Addressing an economic forum in St. Petersburg on June 4, Putin also said that "work on the second line is continuing."
While the underwater section still needs to be linked to the section on German territory, Russian energy giant Gazprom "is ready to start filling Nord Stream 2 with gas," he added.
Gazprom shares went up 0.6 percent after Putin's comments, reaching 273.80 rubles ($3.74) -- their highest level since mid-2008.
The United States, which has strongly opposed construction of the new Russian pipeline, last month announced new sanctions against Russian companies and ships involved in the project.
But the administration of President Joe Biden decided to waive sanctions against the company overseeing the project and its CEO.
In Washington, the move was met with criticism from Republicans and some Democrats, while the Kremlin hailed it as a "positive signal" ahead of a June 16 summit between Biden and Putin.
The Baltic Sea pipeline was at the center of a political tussle between Berlin and Washington during the previous administration of former U.S. President Donald Trump. Since coming into office in January, Biden has sought to heal relations with Europe after they were bruised under his predecessor.
U.S. officials have warned the pipeline will make Europe more dependent on Russian energy supplies and bypass Ukraine, which relies on gas transit fees.
The German government has refused to halt the project, arguing that it is a commercial venture and sovereign issue.
Putin told the St. Petersburg International Economic Forum that Russia will continue pumping 40 billion cubic meters of gas via Ukraine a year in line with the existing five-year contract.
Kyiv is locked in a confrontation with Moscow over Russia's 2014 seizure of Ukraine's Black Sea Crimean Peninsula and the Kremlin's support of separatists in eastern Ukraine.
Describing the U.S. use of the dollar as a political weapon, Putin also said that European states should pay for Russian gas in euros, a day after Moscow said it would remove dollar assets from its National Wealth Fund while increasing the share of the euro, Chinese yuan, and gold.
"The euro is completely acceptable for us in terms of gas payments. This can be done, of course, and probably should be done," he said.
Russia has long moved to reduce the dollar's share in its hard-currency reserves as it has faced waves of U.S. sanctions amid heightened tensions with the West over issues including the conflict in Ukraine, cyberattacks allegedly by Russian hackers, and Russia's treatment of jailed opposition activist Aleksei Navalny.
In an interview with state-run Channel One television on the sidelines of the St.
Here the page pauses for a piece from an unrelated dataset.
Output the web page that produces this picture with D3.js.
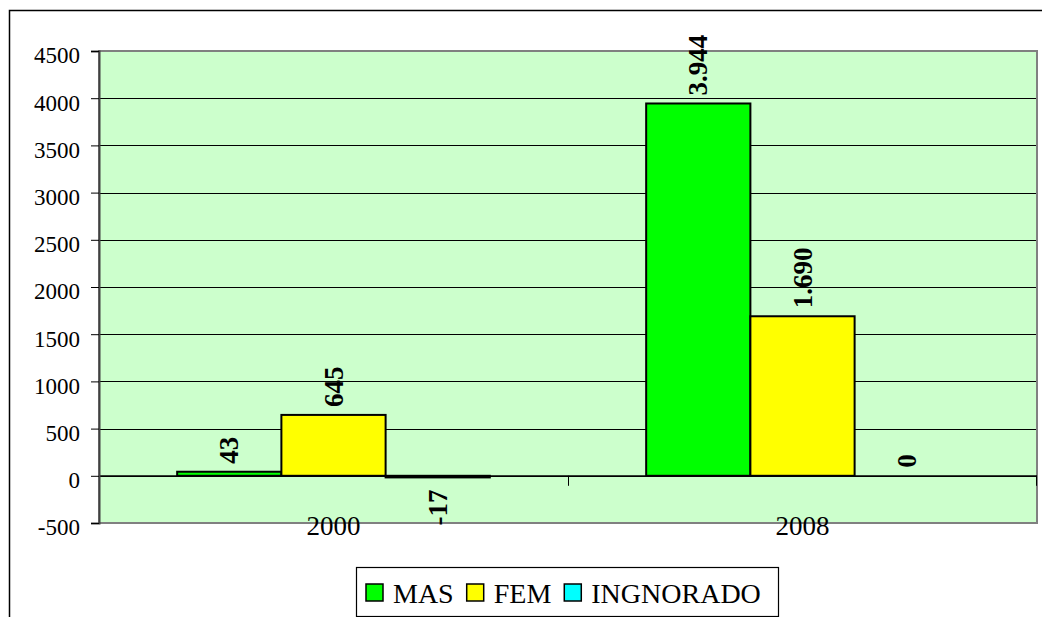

Petersburg forum, Putin said he expected "no breakthrough" from his meeting with Biden, but expressed hope that the talks will be held in a "positive atmosphere."
"But the very fact of our meeting, that we will speak about possibilities for restoring bilateral relations, about matters of mutual interest, and, by the way, there are a lot of them, is quite good as such," he added.
Late last month, Biden said he would press his Russian counterpart to respect human rights when the two leaders meet.
The U.S. president in March said he believed Putin was a "killer," which prompted a diplomatic row that led to Moscow recalling its ambassador to Washington for consultations.